# GIVEN MATERIAL
####
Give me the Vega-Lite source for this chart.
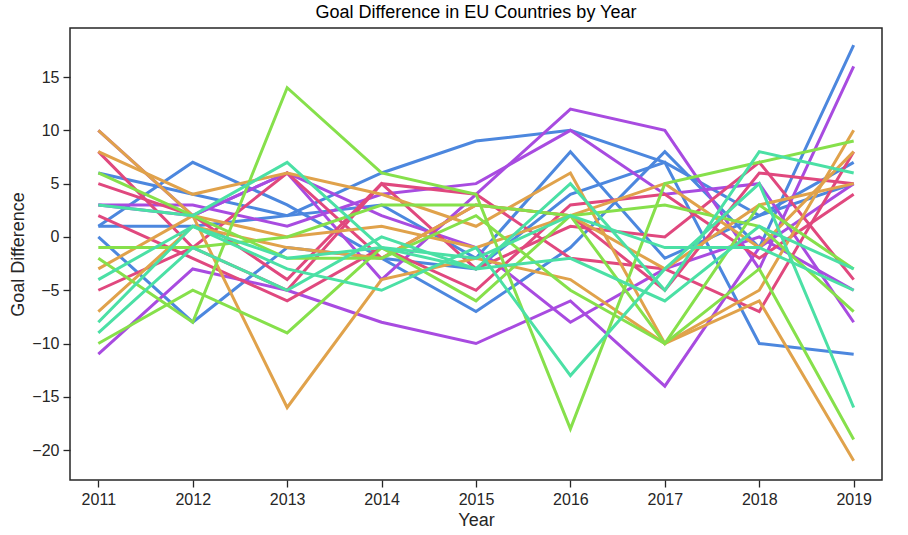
{
  "$schema": "https://vega.github.io/schema/vega-lite/v6.json",
  "autosize": "none",
  "padding": {"left": 70, "top": 28, "right": 26, "bottom": 55},
  "width": 812,
  "height": 452,
  "title": {"text": "Goal Difference in EU Countries by Year", "fontSize": 18, "fontWeight": "normal", "font": "Liberation Sans", "offset": 6},
  "data": {"values": [
    {"s":"B1","g":"blue","2011":6,"2012":4,"2013":2,"2014":6,"2015":9,"2016":10,"2017":7,"2018":2,"2019":7},
    {"s":"B2","g":"blue","2011":1,"2012":7,"2013":3,"2014":-2,"2015":-7,"2016":-1,"2017":8,"2018":-1,"2019":18},
    {"s":"B3","g":"blue","2011":0,"2012":-8,"2013":-1,"2014":-2,"2015":-3,"2016":4,"2017":7,"2018":-10,"2019":-11},
    {"s":"B4","g":"blue","2011":1,"2012":1,"2013":2,"2014":3,"2015":-2,"2016":8,"2017":-2,"2018":2,"2019":5},
    {"s":"P1","g":"purple","2011":10,"2012":2,"2013":6,"2014":-4,"2015":4,"2016":12,"2017":10,"2018":-3,"2019":16},
    {"s":"P2","g":"purple","2011":3,"2012":3,"2013":1,"2014":4,"2015":5,"2016":10,"2017":4,"2018":5,"2019":-8},
    {"s":"P3","g":"purple","2011":-11,"2012":-3,"2013":-5,"2014":-8,"2015":-10,"2016":-6,"2017":-14,"2018":-1,"2019":5},
    {"s":"P4","g":"purple","2011":3,"2012":2,"2013":6,"2014":2,"2015":-1,"2016":-8,"2017":-3,"2018":0,"2019":-5},
    {"s":"K1","g":"pink","2011":8,"2012":-1,"2013":-5,"2014":5,"2015":-3,"2016":1,"2017":0,"2018":7,"2019":-4},
    {"s":"K2","g":"pink","2011":5,"2012":2,"2013":-4,"2014":5,"2015":4,"2016":-2,"2017":-3,"2018":-7,"2019":8},
    {"s":"K3","g":"pink","2011":2,"2012":-2,"2013":-6,"2014":-1,"2015":-5,"2016":3,"2017":4,"2018":-2,"2019":4},
    {"s":"K4","g":"pink","2011":-5,"2012":-1,"2013":6,"2014":-2,"2015":3,"2016":2,"2017":-5,"2018":6,"2019":5},
    {"s":"O1","g":"orange","2011":8,"2012":4,"2013":6,"2014":4,"2015":1,"2016":6,"2017":-10,"2018":-5,"2019":10},
    {"s":"O2","g":"orange","2011":10,"2012":2,"2013":-16,"2014":-4,"2015":-2,"2016":-4,"2017":-10,"2018":-6,"2019":-21},
    {"s":"O3","g":"orange","2011":-3,"2012":2,"2013":0,"2014":1,"2015":-1,"2016":2,"2017":5,"2018":-1,"2019":8},
    {"s":"O4","g":"orange","2011":-7,"2012":1,"2013":-1,"2014":-2,"2015":3,"2016":2,"2017":-3,"2018":3,"2019":5},
    {"s":"G1","g":"green","2011":-2,"2012":-8,"2013":14,"2014":6,"2015":4,"2016":-18,"2017":5,"2018":7,"2019":9},
    {"s":"G2","g":"green","2011":6,"2012":2,"2013":-2,"2014":-2,"2015":2,"2016":-5,"2017":-10,"2018":-3,"2019":-19},
    {"s":"G3","g":"green","2011":-1,"2012":-1,"2013":0,"2014":3,"2015":3,"2016":2,"2017":3,"2018":1,"2019":-7},
    {"s":"G4","g":"green","2011":-10,"2012":-5,"2013":-9,"2014":-1,"2015":-6,"2016":2,"2017":-10,"2018":3,"2019":-3},
    {"s":"T1","g":"teal","2011":3,"2012":2,"2013":7,"2014":-1,"2015":-3,"2016":5,"2017":-5,"2018":8,"2019":6},
    {"s":"T2","g":"teal","2011":-8,"2012":1,"2013":-3,"2014":-5,"2015":-1,"2016":-13,"2017":-3,"2018":5,"2019":-16},
    {"s":"T3","g":"teal","2011":-9,"2012":-1,"2013":-5,"2014":0,"2015":-3,"2016":-2,"2017":-6,"2018":1,"2019":-3},
    {"s":"T4","g":"teal","2011":-4,"2012":1,"2013":-2,"2014":-1,"2015":-2,"2016":2,"2017":-1,"2018":-1,"2019":-5}
  ]},
  "transform": [
    {"fold": ["2011","2012","2013","2014","2015","2016","2017","2018","2019"], "as": ["Year", "v"]}
  ],
  "mark": {"type": "line", "strokeWidth": 3},
  "encoding": {
    "x": {"field": "Year", "type": "ordinal", "scale": {"type": "point", "padding": 0.3},
      "axis": {"labelAngle": 0}},
    "y": {"field": "v", "type": "quantitative", "title": "Goal Difference", "scale": {"domain": [-22.8, 19.6], "nice": false, "zero": false},
      "axis": {"values": [-20,-15,-10,-5,0,5,10,15]}},
    "detail": {"field": "s"},
    "color": {"field": "g", "type": "nominal", "legend": null, "scale": {"domain": ["blue","purple","pink","orange","green","teal"], "range": ["#4c87de","#a84be0","#e0487e","#e0a24b","#86e04b","#4be0a5"]}}
  },
  "config": {
    "font": "Liberation Sans",
    "view": {"stroke": "#262626", "strokeWidth": 1.5},
    "axis": {"grid": false, "domain": false, "ticks": true, "tickSize": 7, "tickColor": "#262626", "tickWidth": 1.3,
      "labelFontSize": 16, "labelColor": "#262626", "titleFontSize": 18, "titleFontWeight": "normal", "titleColor": "#262626", "labelPadding": 4}
  }
}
####
# STATED GOAL
Write out the full listing verbatim, excluding its pictures.

# RESPONSE
Give me the Vega-Lite source for this chart.
{
  "$schema": "https://vega.github.io/schema/vega-lite/v6.json",
  "autosize": "none",
  "padding": {"left": 70, "top": 28, "right": 26, "bottom": 55},
  "width": 812,
  "height": 452,
  "title": {"text": "Goal Difference in EU Countries by Year", "fontSize": 18, "fontWeight": "normal", "font": "Liberation Sans", "offset": 6},
  "data": {"values": [
    {"s":"B1","g":"blue","2011":6,"2012":4,"2013":2,"2014":6,"2015":9,"2016":10,"2017":7,"2018":2,"2019":7},
    {"s":"B2","g":"blue","2011":1,"2012":7,"2013":3,"2014":-2,"2015":-7,"2016":-1,"2017":8,"2018":-1,"2019":18},
    {"s":"B3","g":"blue","2011":0,"2012":-8,"2013":-1,"2014":-2,"2015":-3,"2016":4,"2017":7,"2018":-10,"2019":-11},
    {"s":"B4","g":"blue","2011":1,"2012":1,"2013":2,"2014":3,"2015":-2,"2016":8,"2017":-2,"2018":2,"2019":5},
    {"s":"P1","g":"purple","2011":10,"2012":2,"2013":6,"2014":-4,"2015":4,"2016":12,"2017":10,"2018":-3,"2019":16},
    {"s":"P2","g":"purple","2011":3,"2012":3,"2013":1,"2014":4,"2015":5,"2016":10,"2017":4,"2018":5,"2019":-8},
    {"s":"P3","g":"purple","2011":-11,"2012":-3,"2013":-5,"2014":-8,"2015":-10,"2016":-6,"2017":-14,"2018":-1,"2019":5},
    {"s":"P4","g":"purple","2011":3,"2012":2,"2013":6,"2014":2,"2015":-1,"2016":-8,"2017":-3,"2018":0,"2019":-5},
    {"s":"K1","g":"pink","2011":8,"2012":-1,"2013":-5,"2014":5,"2015":-3,"2016":1,"2017":0,"2018":7,"2019":-4},
    {"s":"K2","g":"pink","2011":5,"2012":2,"2013":-4,"2014":5,"2015":4,"2016":-2,"2017":-3,"2018":-7,"2019":8},
    {"s":"K3","g":"pink","2011":2,"2012":-2,"2013":-6,"2014":-1,"2015":-5,"2016":3,"2017":4,"2018":-2,"2019":4},
    {"s":"K4","g":"pink","2011":-5,"2012":-1,"2013":6,"2014":-2,"2015":3,"2016":2,"2017":-5,"2018":6,"2019":5},
    {"s":"O1","g":"orange","2011":8,"2012":4,"2013":6,"2014":4,"2015":1,"2016":6,"2017":-10,"2018":-5,"2019":10},
    {"s":"O2","g":"orange","2011":10,"2012":2,"2013":-16,"2014":-4,"2015":-2,"2016":-4,"2017":-10,"2018":-6,"2019":-21},
    {"s":"O3","g":"orange","2011":-3,"2012":2,"2013":0,"2014":1,"2015":-1,"2016":2,"2017":5,"2018":-1,"2019":8},
    {"s":"O4","g":"orange","2011":-7,"2012":1,"2013":-1,"2014":-2,"2015":3,"2016":2,"2017":-3,"2018":3,"2019":5},
    {"s":"G1","g":"green","2011":-2,"2012":-8,"2013":14,"2014":6,"2015":4,"2016":-18,"2017":5,"2018":7,"2019":9},
    {"s":"G2","g":"green","2011":6,"2012":2,"2013":-2,"2014":-2,"2015":2,"2016":-5,"2017":-10,"2018":-3,"2019":-19},
    {"s":"G3","g":"green","2011":-1,"2012":-1,"2013":0,"2014":3,"2015":3,"2016":2,"2017":3,"2018":1,"2019":-7},
    {"s":"G4","g":"green","2011":-10,"2012":-5,"2013":-9,"2014":-1,"2015":-6,"2016":2,"2017":-10,"2018":3,"2019":-3},
    {"s":"T1","g":"teal","2011":3,"2012":2,"2013":7,"2014":-1,"2015":-3,"2016":5,"2017":-5,"2018":8,"2019":6},
    {"s":"T2","g":"teal","2011":-8,"2012":1,"2013":-3,"2014":-5,"2015":-1,"2016":-13,"2017":-3,"2018":5,"2019":-16},
    {"s":"T3","g":"teal","2011":-9,"2012":-1,"2013":-5,"2014":0,"2015":-3,"2016":-2,"2017":-6,"2018":1,"2019":-3},
    {"s":"T4","g":"teal","2011":-4,"2012":1,"2013":-2,"2014":-1,"2015":-2,"2016":2,"2017":-1,"2018":-1,"2019":-5}
  ]},
  "transform": [
    {"fold": ["2011","2012","2013","2014","2015","2016","2017","2018","2019"], "as": ["Year", "v"]}
  ],
  "mark": {"type": "line", "strokeWidth": 3},
  "encoding": {
    "x": {"field": "Year", "type": "ordinal", "scale": {"type": "point", "padding": 0.3},
      "axis": {"labelAngle": 0}},
    "y": {"field": "v", "type": "quantitative", "title": "Goal Difference", "scale": {"domain": [-22.8, 19.6], "nice": false, "zero": false},
      "axis": {"values": [-20,-15,-10,-5,0,5,10,15]}},
    "detail": {"field": "s"},
    "color": {"field": "g", "type": "nominal", "legend": null, "scale": {"domain": ["blue","purple","pink","orange","green","teal"], "range": ["#4c87de","#a84be0","#e0487e","#e0a24b","#86e04b","#4be0a5"]}}
  },
  "config": {
    "font": "Liberation Sans",
    "view": {"stroke": "#262626", "strokeWidth": 1.5},
    "axis": {"grid": false, "domain": false, "ticks": true, "tickSize": 7, "tickColor": "#262626", "tickWidth": 1.3,
      "labelFontSize": 16, "labelColor": "#262626", "titleFontSize": 18, "titleFontWeight": "normal", "titleColor": "#262626", "labelPadding": 4}
  }
}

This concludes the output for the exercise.